Schultz : Moi je suis né à Thionville, et je suis trois-quart alsacien et un quart allemand de Leipzig. Au fin fond de ton Alsace, à un moment, tu entends parler des Stooges, des MC5 et vers 16 ans en 77, y a des trucs qui arrivent là et qui te pètent à la gueule !

L’avant Parabellum et Bérurier Noir

S : Moi je commence à jouer de la gratte à l’âge de 9 ans, sauf que mes parents écoutent Tino Rossi. Alors je me cogne tout Tino Rossi, les Rolling Stones. Et en 77 y a les obus du punk qui commencent à tomber, les Ramones, The Clashs et là! Pour ce qui est du punk, dans le début des années 1980, j’ai remplacé Sven dans les Portes Mentaux. Ça a duré un an ou neuf mois, j’sais plus. Et quand l’autre m’a sorti « Elsa fraulein » [2], j’ai dit « écoute y a quelque chose qui va pas là » et je me suis cassé. Roland le bassiste, me dit « Écoute je te suis et Géant vert avec ». Et avec une boîte à rythme, on a commencé Parabellum.

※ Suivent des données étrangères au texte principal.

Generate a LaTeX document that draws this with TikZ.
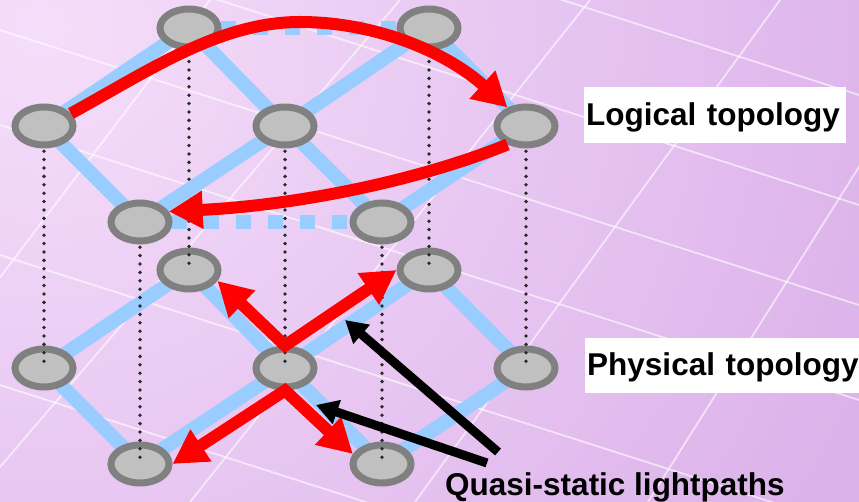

L : Elvis qui avait posé en GI américain, meurt en 1977, coïncidence ?! A l’époque, on se faisait éclater la gueule par les rockeurs quand on avait un badge punk. OTH avait une phrase excellente pour définir le punk : « Le rock n’roll est la dernière aventure du monde civilisé ». Ils parodiaient d’ailleurs Bakounine qui disait « Une société qui bannit l’aventure, fait de sa destruction la seule aventure possible ». Le punk rock, c’est l’insoumission. Et moi en 1977, j’ai 13 ans. Fasciné par la bande à Baader, les Brigate rosse et l’assassinat d’un grand patron français, Georges Bess [3], je prends une guitare. C’était un peu ça pour nous, on prend la guitare parce qu’on ne se sentait pas capable de prendre la kalashnikov et qu’on n’en n’avait pas envie non plus… Mais la musique devient notre arme à nous. On fait pareil avec les pochoirs, parce que la rue, c’est notre maison. Maintenant, on reconnaît les punks parce qu’ils sont tous habillés pareil, alors que nous à ce moment-là notre idée c’était d’être différents. Tu pouvais aller jusqu’à mettre la robe de chambre de la grand-mère. C’était le politiquement incorrect, l’insaisissable. C’est un peu comme si on s’était situé dans la suite de la mouvance dada pour le côté intello. Il n’y avait pas non plus le côté encadrement  culturel qu’il y a aujourd’hui, ou l’idée de carrière. C’était instinctif, animal. Et comparé à aujourd’hui, même s il n’y avait ni portable, ni Internet, il y avait bien plus de concerts et de monde aux concerts. Tu jouais dans le moindre bled, les gens venaient de tous les alentours et parfois il y avait plus de monde que dans les concerts parisiens. En plus, ils se foutaient de quels groupes jouaient,  ils allaient au concert, c’est tout. Il y avait de la vie quoi. Maintenant, c’est bien plus timoré.

La première guitare

L : Moi je l’ai faite. J’étais à l’école Decroly [4].Les principes éducatifs des écoles Decroly s’organisent autour de la place donnée à chaque enfant, accepté tel qu’il est (avec son histoire, ses intérêts, ses besoins, ses plus et ses moins, ses rythmes), c’est la confiance inconditionnelle accordée à chacun, être singulier – mais aussi élément d’un groupe et futur citoyen.[/tooltip],une école pilote expérimentale et on avait un atelier musique où on devait tous fabriquer un instrument. Un peu avant 13 ans, l’âge auquel j’ai fait mon premier concert avec mon premier groupe, Cadenas Rock, un duo batterie, guitare, on a organisé un concert, et j’ai eu une semaine pour apprendre à jouer. Ça c’est typiquement punk, d’ailleurs. Ensuite, j’ai joué dans un groupe du nom des Cherokees (mais pas celui auquel on pense), puis Guernica en 1981. Là y’avait aussi une batterie, puis à partir des Bérus, je n’ai plus joué qu’avec une boîte à rythmes.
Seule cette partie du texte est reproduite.